Be specific about weight-loss goals, whether you feel as though you’d like to take off five kilograms or your doctor has said you need to lose 20. Then give yourself a timeframe. If you’ve got a holiday or big event coming up, that could be it. Otherwise pin down a date. (For 20 kilograms, it might be exactly six months from now.) Now, turn it into manageable chunks. Six months breaks down into 12 two-week periods.

That’s 1.7kg every fortnight to reach your goal within the prescribed time.
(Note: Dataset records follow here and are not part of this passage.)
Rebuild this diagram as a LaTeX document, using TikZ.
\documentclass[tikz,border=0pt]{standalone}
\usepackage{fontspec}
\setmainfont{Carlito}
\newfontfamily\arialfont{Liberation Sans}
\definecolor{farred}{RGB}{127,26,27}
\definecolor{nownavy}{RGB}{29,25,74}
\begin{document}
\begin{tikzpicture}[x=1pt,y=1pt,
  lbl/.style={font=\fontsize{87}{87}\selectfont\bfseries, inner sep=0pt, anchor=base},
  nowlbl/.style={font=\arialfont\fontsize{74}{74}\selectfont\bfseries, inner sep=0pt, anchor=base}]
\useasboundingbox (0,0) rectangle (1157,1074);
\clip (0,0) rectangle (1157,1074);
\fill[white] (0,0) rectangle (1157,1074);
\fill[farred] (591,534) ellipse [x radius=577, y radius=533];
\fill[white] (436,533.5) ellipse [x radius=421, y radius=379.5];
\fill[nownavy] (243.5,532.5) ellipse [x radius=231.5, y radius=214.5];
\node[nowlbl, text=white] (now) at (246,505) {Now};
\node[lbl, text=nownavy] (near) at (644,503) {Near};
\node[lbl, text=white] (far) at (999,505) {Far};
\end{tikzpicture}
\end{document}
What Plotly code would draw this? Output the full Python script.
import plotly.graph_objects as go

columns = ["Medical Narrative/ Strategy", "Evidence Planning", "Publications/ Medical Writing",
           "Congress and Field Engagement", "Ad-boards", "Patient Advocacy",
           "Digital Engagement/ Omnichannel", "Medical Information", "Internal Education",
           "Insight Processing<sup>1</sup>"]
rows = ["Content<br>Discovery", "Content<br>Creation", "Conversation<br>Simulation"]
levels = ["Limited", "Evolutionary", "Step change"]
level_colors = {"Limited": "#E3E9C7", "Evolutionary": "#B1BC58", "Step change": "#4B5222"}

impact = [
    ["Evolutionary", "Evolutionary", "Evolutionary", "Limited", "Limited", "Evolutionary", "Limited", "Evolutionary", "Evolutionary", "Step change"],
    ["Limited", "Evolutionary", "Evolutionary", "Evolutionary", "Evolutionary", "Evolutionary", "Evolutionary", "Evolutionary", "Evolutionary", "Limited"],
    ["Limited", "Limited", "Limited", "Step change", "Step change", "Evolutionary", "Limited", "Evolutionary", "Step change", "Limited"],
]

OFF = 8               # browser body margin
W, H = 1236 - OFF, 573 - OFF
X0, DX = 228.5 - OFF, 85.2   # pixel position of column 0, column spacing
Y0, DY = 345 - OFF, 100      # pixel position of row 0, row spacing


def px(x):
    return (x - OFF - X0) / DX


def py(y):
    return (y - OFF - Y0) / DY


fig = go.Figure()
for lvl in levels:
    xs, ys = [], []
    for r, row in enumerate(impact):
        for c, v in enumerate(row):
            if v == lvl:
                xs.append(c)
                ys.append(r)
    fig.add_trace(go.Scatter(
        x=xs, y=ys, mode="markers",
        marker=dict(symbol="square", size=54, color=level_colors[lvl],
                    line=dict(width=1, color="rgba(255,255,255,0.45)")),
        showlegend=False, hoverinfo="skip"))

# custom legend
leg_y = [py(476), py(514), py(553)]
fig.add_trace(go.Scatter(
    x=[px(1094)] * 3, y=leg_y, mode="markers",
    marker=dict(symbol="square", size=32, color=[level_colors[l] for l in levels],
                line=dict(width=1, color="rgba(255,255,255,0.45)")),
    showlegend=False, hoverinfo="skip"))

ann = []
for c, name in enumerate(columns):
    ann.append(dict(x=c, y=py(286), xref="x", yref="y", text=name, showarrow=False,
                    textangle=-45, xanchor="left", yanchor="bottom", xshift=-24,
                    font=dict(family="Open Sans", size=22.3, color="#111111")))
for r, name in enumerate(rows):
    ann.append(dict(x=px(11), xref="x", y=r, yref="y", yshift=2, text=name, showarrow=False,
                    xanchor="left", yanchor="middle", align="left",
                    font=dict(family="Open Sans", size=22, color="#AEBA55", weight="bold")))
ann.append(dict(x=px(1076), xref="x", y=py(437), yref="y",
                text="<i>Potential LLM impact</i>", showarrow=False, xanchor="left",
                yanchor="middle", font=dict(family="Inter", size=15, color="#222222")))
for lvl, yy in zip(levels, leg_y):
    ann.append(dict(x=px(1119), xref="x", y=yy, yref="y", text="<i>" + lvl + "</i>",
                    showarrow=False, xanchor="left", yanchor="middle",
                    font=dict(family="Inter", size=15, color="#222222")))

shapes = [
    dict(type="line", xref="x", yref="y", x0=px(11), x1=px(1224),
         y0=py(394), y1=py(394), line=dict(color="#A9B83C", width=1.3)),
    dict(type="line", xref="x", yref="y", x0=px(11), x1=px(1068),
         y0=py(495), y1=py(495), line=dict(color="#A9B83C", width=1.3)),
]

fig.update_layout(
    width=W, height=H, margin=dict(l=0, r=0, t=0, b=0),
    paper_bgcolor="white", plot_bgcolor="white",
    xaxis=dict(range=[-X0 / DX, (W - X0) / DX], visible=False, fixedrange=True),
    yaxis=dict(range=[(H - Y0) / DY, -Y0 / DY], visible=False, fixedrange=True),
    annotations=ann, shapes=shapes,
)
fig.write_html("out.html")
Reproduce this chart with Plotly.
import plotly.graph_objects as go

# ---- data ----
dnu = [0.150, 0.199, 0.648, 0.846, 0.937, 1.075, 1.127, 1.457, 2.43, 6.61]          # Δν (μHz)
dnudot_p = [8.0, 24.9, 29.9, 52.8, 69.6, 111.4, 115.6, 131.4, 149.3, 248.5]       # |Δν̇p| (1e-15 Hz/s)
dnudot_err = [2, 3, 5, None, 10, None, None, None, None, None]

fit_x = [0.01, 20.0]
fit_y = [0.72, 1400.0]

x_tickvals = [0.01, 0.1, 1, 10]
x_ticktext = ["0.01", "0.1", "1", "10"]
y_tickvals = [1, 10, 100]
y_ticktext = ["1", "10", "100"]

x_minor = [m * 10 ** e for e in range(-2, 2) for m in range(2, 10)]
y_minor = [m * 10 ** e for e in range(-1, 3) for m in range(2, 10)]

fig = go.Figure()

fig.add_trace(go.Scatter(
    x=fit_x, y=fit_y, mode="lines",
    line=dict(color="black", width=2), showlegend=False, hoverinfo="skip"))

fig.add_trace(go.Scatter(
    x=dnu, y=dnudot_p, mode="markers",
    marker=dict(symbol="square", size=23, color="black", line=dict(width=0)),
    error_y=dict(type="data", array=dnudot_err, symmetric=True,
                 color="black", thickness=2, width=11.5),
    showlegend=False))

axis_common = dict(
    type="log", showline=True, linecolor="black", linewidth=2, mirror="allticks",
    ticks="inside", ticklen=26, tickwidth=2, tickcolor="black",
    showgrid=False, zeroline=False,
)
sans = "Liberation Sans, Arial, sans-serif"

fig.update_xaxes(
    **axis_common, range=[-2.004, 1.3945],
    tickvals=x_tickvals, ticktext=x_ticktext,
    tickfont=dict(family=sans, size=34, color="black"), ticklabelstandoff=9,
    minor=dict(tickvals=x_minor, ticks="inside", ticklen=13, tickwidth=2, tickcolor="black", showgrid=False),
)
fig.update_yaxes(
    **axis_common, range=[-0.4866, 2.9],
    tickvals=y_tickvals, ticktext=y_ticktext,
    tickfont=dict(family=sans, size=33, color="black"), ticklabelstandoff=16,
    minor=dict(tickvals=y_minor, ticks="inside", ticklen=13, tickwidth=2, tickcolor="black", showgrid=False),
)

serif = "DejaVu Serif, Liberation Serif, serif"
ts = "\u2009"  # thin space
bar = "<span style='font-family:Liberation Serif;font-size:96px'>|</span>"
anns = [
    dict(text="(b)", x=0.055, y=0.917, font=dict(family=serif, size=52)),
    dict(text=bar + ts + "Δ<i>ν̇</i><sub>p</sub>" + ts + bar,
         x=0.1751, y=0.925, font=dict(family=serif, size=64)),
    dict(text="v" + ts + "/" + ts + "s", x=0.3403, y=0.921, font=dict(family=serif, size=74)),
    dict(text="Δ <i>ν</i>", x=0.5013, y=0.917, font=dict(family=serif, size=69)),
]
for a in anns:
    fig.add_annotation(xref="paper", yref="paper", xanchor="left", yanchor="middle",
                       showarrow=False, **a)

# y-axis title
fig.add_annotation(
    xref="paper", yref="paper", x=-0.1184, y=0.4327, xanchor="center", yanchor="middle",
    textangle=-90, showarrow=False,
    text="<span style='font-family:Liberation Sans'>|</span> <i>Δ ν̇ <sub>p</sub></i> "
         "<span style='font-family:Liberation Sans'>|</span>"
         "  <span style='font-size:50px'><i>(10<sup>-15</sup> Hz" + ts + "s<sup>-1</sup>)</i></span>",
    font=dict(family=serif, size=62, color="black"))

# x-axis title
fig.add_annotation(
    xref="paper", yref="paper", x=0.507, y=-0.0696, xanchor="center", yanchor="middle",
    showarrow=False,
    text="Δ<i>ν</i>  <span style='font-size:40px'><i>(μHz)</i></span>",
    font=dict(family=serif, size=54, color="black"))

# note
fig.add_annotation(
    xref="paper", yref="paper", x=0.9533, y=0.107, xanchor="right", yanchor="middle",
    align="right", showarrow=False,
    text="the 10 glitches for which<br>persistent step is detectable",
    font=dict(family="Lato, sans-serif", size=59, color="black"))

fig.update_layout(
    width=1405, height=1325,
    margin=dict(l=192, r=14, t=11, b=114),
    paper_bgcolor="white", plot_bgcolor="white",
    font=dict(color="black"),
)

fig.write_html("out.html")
If you follow a healthy diet and exercise plan this is a perfectly attainable goal, especially because you’re checking in with yourself on a regular basis.

 

• Track your progress
Of course, you need to write down those precise goals, but it’s also a great idea to keep tabs on the day to day.

Stick a piece of paper on the fridge with mini daily goals for two weeks (eat five serves of vegetables, drink two litres of water, do 20 minutes of moderate exercise) then tick them off each day as you achieve them. It’s a great way to build good habits.

 

• Be kind to yourself
You’re not always going to meet your goals, and sometimes you might slip up. When you do, dust yourself off and keep going. One setback does not equal failure.

On the flip side, when you achieve your goals, give yourself a pat on the back. Rewards work, too – a massage, perhaps – when you reach a major milestone.